Skip the pictures, please, and write out exactly the lines from the opening of the data through the line containing "start_hour = 128".
* * * * *
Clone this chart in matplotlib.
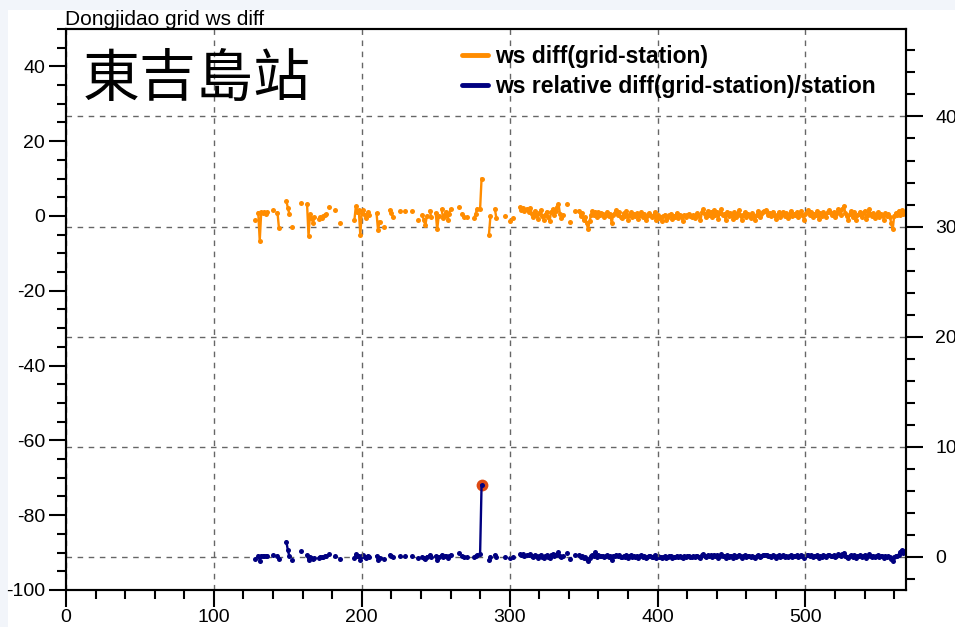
import numpy as np
import matplotlib
matplotlib.use('Agg')
import matplotlib.pyplot as plt
from matplotlib.lines import Line2D
from matplotlib.patches import Rectangle
from matplotlib.ticker import MultipleLocator

plt.rcParams['font.family'] = ['Liberation Sans', 'DejaVu Sans']
plt.rcParams['axes.unicode_minus'] = False

# hour index of the first record
start_hour = 128

# wind speed difference grid - station (m/s), None = missing hour
ws_diff = [
    -1.1, None, 0.9, -6.6, 1.0, 0.8, 1.1, 0.6, 1.0, None,          # 128
    None, None, 1.6, None, None, 0.9, -3.2, None, None, None,      # 138
    None, 4.0, 2.2, 0.6, None, -3.0, None, None, None, None,       # 148
    None, 3.4, None, None, None, 3.2, -5.4, 0.5, -0.6, -1.8,       # 158
    -0.4, None, None, -0.8, -0.3, -0.6, 0.0, 0.3, 0.5, None,       # 168
    2.4, None, None, None, 1.6, None, None, -1.8, None, None,      # 178
    None, None, None, None, None, None, None, -1.1, 2.6, 1.2,      # 188
    1.5, -5.0, 0.8, 1.6, 0.2, -0.5, 1.0, 0.4, None, None,          # 198
    None, None, 0.7, -3.8, -1.5, None, None, -3.0, None, None,     # 208
    None, 1.6, 0.8, -0.2, None, None, None, None, 1.3, None,       # 218
    None, 1.3, None, None, None, None, 1.3, None, None, None,      # 228
    -1.0, None, None, 0.3, -1.2, -2.4, 0.0, None, 1.4, -0.4,       # 238
    None, None, 0.8, -3.6, 0.0, None, 1.8, -0.6, 0.4, 1.2,         # 248
    -1.0, 0.6, 1.8, None, None, None, None, None, 2.5, None,       # 258
    0.6, -0.2, None, -0.2, None, None, None, None, -0.6, 0.6,      # 268
    1.9, None, 1.8, 10.0, None, None, None, None, -5.0, 0.0,       # 278
    None, None, 1.9, -0.6, None, None, None, None, None, 0.0,      # 288
    None, None, -1.4, None, -0.5, None, None, None, None, 2.4,     # 298
    1.7, 2.2, 1.3, None, 2.0,                                      # 308
    1.0, 2.2, 0.6, -0.2, 1.4, 0.2, -0.8, 0.8, 1.6, 0.0,            # 313
    -1.0, 0.4, 1.2, -0.4, -1.4, 1.0, 1.8, 0.2, 1.4, 2.4,           # 323
    3.3, 0.6, -0.6, 0.2, None, None, 3.2, None, -1.5, None,        # 333
    None, 1.4, None, None,                                         # 343
    1.4, 0.0, 0.8, -1.2, -0.2, -1.8, -3.6, -1.4, 0.2, 1.4,         # 347
    0.4, 1.2, -0.2, 1.0, 0.2, 0.8, 0.6, -0.2, 0.4, 1.2,            # 357
    0.0, 0.6, -2.0, 0.4, 0.8, 1.6, 0.2, 1.0, -0.2, -0.6,           # 367
    0.8, 0.0, 1.4, -1.0, 0.4, 1.0, -0.4, 0.6, 0.0, 0.8,            # 377
    -0.8, 0.2, 1.2, -0.2, 0.6, -1.0, 0.0, 0.8, 0.4, -0.4,          # 387
    0.0, 1.0, -1.2, 0.2, -0.6, -0.2, -1.4, 0.0, 0.4, -1.0,         # 397
    -0.2, 0.2, 0.6, -0.8, 0.0, -0.2, 0.8, -0.6, 0.4, 0.0,          # 407
    -1.4, 0.2, -0.2, 0.4, 0.6, 0.0, -0.4, 0.2, -0.6, 0.4,          # 417
    0.8, 0.0, -1.2, 1.0, 1.8, 0.6, -0.2, 1.4, 0.2, 1.2,            # 427
    -0.4, 1.6, 0.4, 1.0, -0.8, 0.8, 1.8, 0.2, 0.6, -1.0,           # 437
    1.2, 0.0, 0.8, 0.4, -0.8, 1.0, -0.2, 0.6, 1.6, 0.2,            # 447
    -1.0, 0.4, 1.0, -0.2, 0.6, 0.2, -0.6, 0.8, 0.0, -1.2,          # 457
    0.4, 1.4, -0.2, 0.6, 1.2, 1.4, 1.6, 1.0, 0.2, 0.8,             # 467
    0.0, 1.2, 0.4, -0.8, 0.2, 1.0, -0.2, 0.6, 1.2, 0.0,            # 477
    0.8, -0.6, 0.4, 1.4, 0.0, 0.6, 0.2, 1.0, -0.2, 0.8,            # 487
    1.4, 0.2, -1.0, 0.6, 1.0, 1.6, 0.4, 1.2, -0.2, 0.6,            # 497
    0.2, 1.4, -0.8, 0.8, 0.0, 1.0, 0.6, -0.2, 1.2, 1.6,            # 507
    0.8, 0.4, 1.0, -0.4, 0.6, 1.8, 1.2, 0.4, 2.0, 2.7,             # 517
    0.8, 0.0, -1.0, 0.6, 1.4, -0.2, 1.0, -1.2, 0.2, 0.6,           # 527
    1.2, -0.2, 0.8, 1.4, -0.8, 0.4, 1.8, 0.6, 0.0, 0.8,            # 537
    -0.6, 0.4, 1.0, -0.4, 0.6, 0.2, -1.0, 0.8, 0.0, 0.6,           # 547
    -0.2, -1.8, -3.6, 0.0, 0.8, 0.2, 1.4, 0.4, 1.6, 0.6,           # 557
    1.2,                                                           # 567
]

# relative difference (grid - station) / station
ws_rel = [
    -0.2, None, 0.1, -0.35, 0.1, 0.05, 0.1, 0.05, 0.1, None,       # 128
    None, None, 0.15, None, None, 0.1, -0.2, None, None, None,     # 138
    None, 1.35, 0.6, 0.05, None, -0.3, None, None, None, None,     # 148
    None, 0.55, None, None, None, 0.15, -0.3, 0.0, -0.1, -0.2,     # 158
    -0.1, None, None, -0.1, 0.0, -0.05, 0.0, 0.05, 0.05, None,     # 168
    0.2, None, None, None, 0.1, None, None, -0.25, None, None,     # 178
    None, None, None, None, None, None, None, -0.1, 0.2, 0.1,      # 188
    0.1, -0.3, 0.05, 0.15, 0.0, -0.1, 0.1, 0.0, None, None,        # 198
    None, None, 0.05, -0.3, -0.15, None, None, -0.25, None, None,  # 208
    None, 0.15, 0.05, -0.05, None, None, None, None, 0.1, None,    # 218
    None, 0.1, None, None, None, None, 0.1, None, None, None,      # 228
    -0.1, None, None, 0.0, -0.1, -0.25, 0.0, None, 0.15, -0.05,    # 238
    None, None, 0.05, -0.3, 0.0, None, 0.15, -0.05, 0.05, 0.1,     # 248
    -0.1, 0.05, 0.15, None, None, None, None, None, 0.3, None,     # 258
    0.05, -0.05, None, 0.0, None, None, None, None, -0.05, 0.05,   # 268
    0.15, None, 0.2, 6.5, None, None, None, None, -0.3, 0.0,       # 278
    None, None, 0.15, -0.05, None, None, None, None, None, 0.0,    # 288
    None, None, -0.1, None, -0.05, None, None, None, None, 0.2,    # 298
    0.15, 0.2, 0.1, None, 0.15,                                    # 308
    0.12, 0.25, 0.06, -0.03, 0.16, 0.02, -0.1, 0.09, 0.18, 0.0,    # 313
    -0.12, 0.05, 0.14, -0.05, -0.16, 0.12, 0.2, 0.02, 0.16, 0.28,  # 323
    0.38, 0.07, -0.07, 0.02, None, None, 0.36, None, -0.17, None,  # 333
    None, 0.16, None, None,                                        # 343
    0.16, 0.0, 0.09, -0.14, -0.02, -0.2, -0.4, -0.16, 0.02, 0.16,  # 347
    0.05, 0.4, -0.02, 0.12, 0.02, 0.09, 0.07, -0.02, 0.05, 0.14,   # 357
    0.0, 0.07, -0.3, 0.05, 0.09, 0.18, 0.02, 0.12, -0.02, -0.07,   # 367
    0.09, 0.0, 0.16, -0.12, 0.05, 0.12, -0.05, 0.07, 0.0, 0.09,    # 377
    -0.09, 0.02, 0.14, -0.02, 0.07, -0.12, 0.0, 0.09, 0.05, -0.05, # 387
    0.0, 0.12, -0.14, 0.02, -0.07, -0.02, -0.16, 0.0, 0.05, -0.12, # 397
    -0.02, 0.02, 0.07, -0.09, 0.0, -0.02, 0.09, -0.07, 0.05, 0.0,  # 407
    -0.16, 0.02, -0.02, 0.05, 0.07, 0.0, -0.05, 0.02, -0.07, 0.05, # 417
    0.09, 0.0, -0.14, 0.12, 0.2, 0.07, -0.02, 0.16, 0.02, 0.14,    # 427
    -0.05, 0.18, 0.05, 0.12, -0.09, 0.09, 0.2, 0.02, 0.07, -0.12,  # 437
    0.14, 0.0, 0.09, 0.05, -0.09, 0.12, -0.02, 0.07, 0.18, 0.02,   # 447
    -0.12, 0.05, 0.12, -0.02, 0.07, 0.02, -0.07, 0.09, 0.0, -0.14, # 457
    0.05, 0.16, -0.02, 0.07, 0.14, 0.16, 0.18, 0.12, 0.02, 0.09,   # 467
    0.0, 0.14, 0.05, -0.09, 0.02, 0.12, -0.02, 0.07, 0.14, 0.0,    # 477
    0.09, -0.07, 0.05, 0.16, 0.0, 0.07, 0.02, 0.12, -0.02, 0.09,   # 487
    0.16, 0.02, -0.12, 0.07, 0.12, 0.18, 0.05, 0.14, -0.02, 0.07,  # 497
    0.02, 0.16, -0.09, 0.09, 0.0, 0.12, 0.07, -0.02, 0.14, 0.18,   # 507
    0.09, 0.05, 0.12, -0.05, 0.07, 0.2, 0.14, 0.05, 0.22, 0.35,    # 517
    0.09, 0.0, -0.12, 0.07, 0.16, -0.02, 0.12, -0.14, 0.02, 0.07,  # 527
    0.14, -0.02, 0.09, 0.16, -0.09, 0.05, 0.2, 0.07, 0.0, 0.09,    # 537
    -0.07, 0.05, 0.12, -0.05, 0.07, 0.02, -0.12, 0.09, 0.0, 0.07,  # 547
    -0.02, -0.2, -0.4, 0.0, 0.09, 0.02, 0.16, 0.45, 0.6, 0.3,      # 557
    0.5,                                                           # 567
]

diff = np.array(ws_diff, dtype=float)
rel = np.array(ws_rel, dtype=float)
hours = np.arange(start_hour, start_hour + len(diff))
assert len(diff) == len(rel)

c_diff = '#ff8c00'
c_rel = '#000080'

W, H = 955, 627
fig = plt.figure(figsize=(W / 100, H / 100), dpi=100)
fig.patch.set_facecolor('#f2f5fa')
fig.add_artist(Rectangle((8 / W, 0), 1, 1 - 10 / H, transform=fig.transFigure,
                         facecolor='white', edgecolor='none', zorder=-10))

ax = fig.add_axes([66 / W, 1 - 590 / H, (906 - 66) / W, (590 - 29) / H])
ax2 = ax.twinx()
# left axis (diff) drawn above the right one
ax.set_zorder(ax2.get_zorder() + 1)
ax.patch.set_visible(False)
ax2.patch.set_visible(True)
ax2.patch.set_facecolor('white')

ax.plot(hours, diff, color=c_diff, lw=1.7, marker='o', ms=3.6, mec='none')
ax2.plot(hours, rel, color=c_rel, lw=1.7, marker='o', ms=3.6, mec='none', zorder=3)

# mark the largest relative difference
imax = np.nanargmax(rel)
ax2.plot(hours[imax], rel[imax], 'o', color='#dd4a14', ms=8.5, mec='none', zorder=2)

ax.set_xlim(0, 568)
ax.set_ylim(-100, 50)
ax2.set_ylim(-3.03, 47.95)

ax.xaxis.set_major_locator(MultipleLocator(100))
ax.xaxis.set_minor_locator(MultipleLocator(20))
ax.yaxis.set_major_locator(MultipleLocator(20))
ax.yaxis.set_minor_locator(MultipleLocator(5))
ax2.yaxis.set_major_locator(MultipleLocator(10))
ax2.yaxis.set_minor_locator(MultipleLocator(2))

for a in (ax, ax2):
    a.tick_params(which='major', direction='out', length=12, width=1.5,
                  labelsize=14, color='black')
    a.tick_params(which='minor', direction='out', length=6.5, width=1.5)
    for s in a.spines.values():
        s.set_linewidth(1.5)
ax.tick_params(axis='x', pad=2)
ax.tick_params(axis='y', pad=3)
ax2.tick_params(axis='y', pad=9)

grid_kw = dict(color='0.4', lw=1, ls=(0, (4, 4)))
ax.grid(axis='x', which='major', **grid_kw)
ax2.grid(axis='y', which='major', **grid_kw)

handles = [Line2D([], [], color=c_diff, lw=3.5, solid_capstyle='round'),
           Line2D([], [], color=c_rel, lw=3.5, solid_capstyle='round')]
labels = ['ws diff(grid-station)', 'ws relative diff(grid-station)/station']
ax.legend(handles, labels, loc='upper left', bbox_to_anchor=(462 / W, 1 - 45 / H),
          bbox_transform=fig.transFigure, frameon=False,
          prop={'weight': 'bold', 'size': 16.5}, handlelength=1.15,
          handletextpad=0.28, borderpad=0, borderaxespad=0, labelspacing=0.3)

fig.text(65 / W, 1 - 25 / H, 'Dongjidao grid ws diff', fontsize=15,
         ha='left', va='baseline')
fig.text(197 / W, 1 - 80 / H, '東吉島站', fontsize=41, ha='center', va='center',
         family=['Noto Sans CJK TC', 'DejaVu Sans'])

fig.savefig('out.png', dpi=100, facecolor=fig.get_facecolor())
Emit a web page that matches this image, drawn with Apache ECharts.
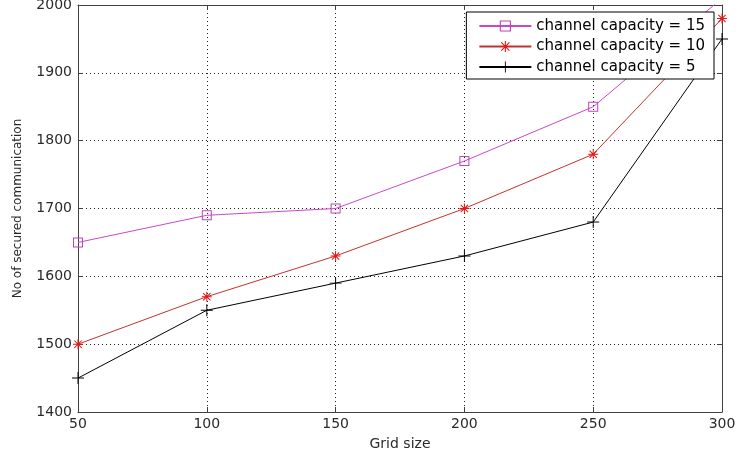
<!DOCTYPE html>
<html lang="en">
<head>
    <meta charset="UTF-8">
    <title>Secured communication vs grid size</title>
    <style>
        html,body{margin:0;padding:0;background:#fff;}
        #main{width:744px;height:452px;}
    </style>
    <script type="text/javascript" src="https://cdn.jsdelivr.net/npm/echarts@6/dist/echarts.min.js"></script>
</head>
<body>
<div id="main"></div>
</body>
<script>
    // data
    let gridSize=[50,100,150,200,250,300];
    let cap15=[1650,1690,1700,1770,1850,2010];
    let cap10=[1500,1570,1630,1700,1780,1980];
    let cap5=[1450,1550,1590,1630,1680,1950];
    let seriesNames=['channel capacity = 15','channel capacity = 10','channel capacity = 5'];

    // matlab-ish markers: hollow square, asterisk, plus
    let squarePath='path://M0,0L20,0L20,20L0,20Z M2,2L2,18L18,18L18,2Z';
    let starPath='path://M0,9L20,9L20,11L0,11Z M9,0L11,0L11,20L9,20Z M2,3.4L3.4,2L18,16.6L16.6,18Z M16.6,2L18,3.4L3.4,18L2,16.6Z';
    let plusPath='path://M0,9.2L20,9.2L20,10.8L0,10.8Z M9.2,0L10.8,0L10.8,20L9.2,20Z';

    let font='DejaVu Sans, sans-serif';
    let axisCol='#404040';
    let txtCol='#2a2a2a';

    function pairs(vals){
        return gridSize.map((x,i)=>[x,vals[i]]);
    }

    let chart=echarts.init(document.getElementById('main'));
    let option={
        animation:false,
        backgroundColor:'#fff',
        grid:{left:78,right:22,top:5,bottom:40,show:false,containLabel:false,outerBoundsMode:'none'},
        legend:{
            orient:'vertical',
            right:30,
            top:12,
            backgroundColor:'#fff',
            borderColor:'#000',
            borderWidth:1,
            padding:[6,9,4,12],
            itemWidth:52,
            itemHeight:14,
            itemGap:4.5,
            textStyle:{fontFamily:font,fontSize:15,lineHeight:16,color:'#000'},
            data:seriesNames
        },
        xAxis:[{
            type:'value',
            min:50,max:300,interval:50,
            name:'Grid size',
            nameLocation:'middle',
            nameGap:25,
            nameTextStyle:{fontFamily:font,fontSize:14,color:txtCol},
            axisLine:{show:true,lineStyle:{color:axisCol}},
            axisTick:{show:true,inside:true,length:5,lineStyle:{color:axisCol}},
            axisLabel:{fontFamily:font,fontSize:14,color:txtCol,margin:5},
            splitLine:{show:true,lineStyle:{color:'#222',type:[1,3]}}
        },{
            type:'value',
            position:'top',
            min:50,max:300,interval:50,
            axisLine:{show:true,onZero:false,lineStyle:{color:axisCol}},
            axisTick:{show:true,inside:true,length:5,lineStyle:{color:axisCol}},
            axisLabel:{show:false},
            splitLine:{show:false}
        }],
        yAxis:[{
            type:'value',
            min:1400,max:2000,interval:100,
            name:'No of secured communication',
            nameLocation:'middle',
            nameGap:54,
            nameTextStyle:{fontFamily:font,fontSize:12,color:txtCol},
            axisLine:{show:true,lineStyle:{color:axisCol}},
            axisTick:{show:true,inside:true,length:5,lineStyle:{color:axisCol}},
            axisLabel:{fontFamily:font,fontSize:14,color:txtCol,margin:6,formatter:v=>String(v)},
            splitLine:{show:true,lineStyle:{color:'#222',type:[1,3]}}
        },{
            type:'value',
            position:'right',
            min:1400,max:2000,interval:100,
            axisLine:{show:true,onZero:false,lineStyle:{color:axisCol}},
            axisTick:{show:true,inside:true,length:5,lineStyle:{color:axisCol}},
            axisLabel:{show:false},
            splitLine:{show:false}
        }],
        series:[{
            name:seriesNames[0],
            type:'line',
            data:pairs(cap15),
            clip:true,
            symbol:squarePath,
            symbolSize:10,
            lineStyle:{color:'#c848c8',width:1},
            itemStyle:{color:'#c040c0'}
        },{
            name:seriesNames[1],
            type:'line',
            data:pairs(cap10),
            clip:true,
            symbol:starPath,
            symbolSize:10,
            lineStyle:{color:'#c83030',width:1},
            itemStyle:{color:'#e01818'}
        },{
            name:seriesNames[2],
            type:'line',
            data:pairs(cap5),
            clip:true,
            symbol:plusPath,
            symbolSize:12,
            lineStyle:{color:'#000',width:1},
            itemStyle:{color:'#000'}
        }]
    };
    chart.setOption(option);
</script>
</html>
* * * * *
> Completed exercise:
Clone this chart in matplotlib.
import numpy as np
import matplotlib
matplotlib.use('Agg')
import matplotlib.pyplot as plt
from matplotlib.lines import Line2D
from matplotlib.patches import Rectangle
from matplotlib.ticker import MultipleLocator

plt.rcParams['font.family'] = ['Liberation Sans', 'DejaVu Sans']
plt.rcParams['axes.unicode_minus'] = False

# hour index of the first record
start_hour = 128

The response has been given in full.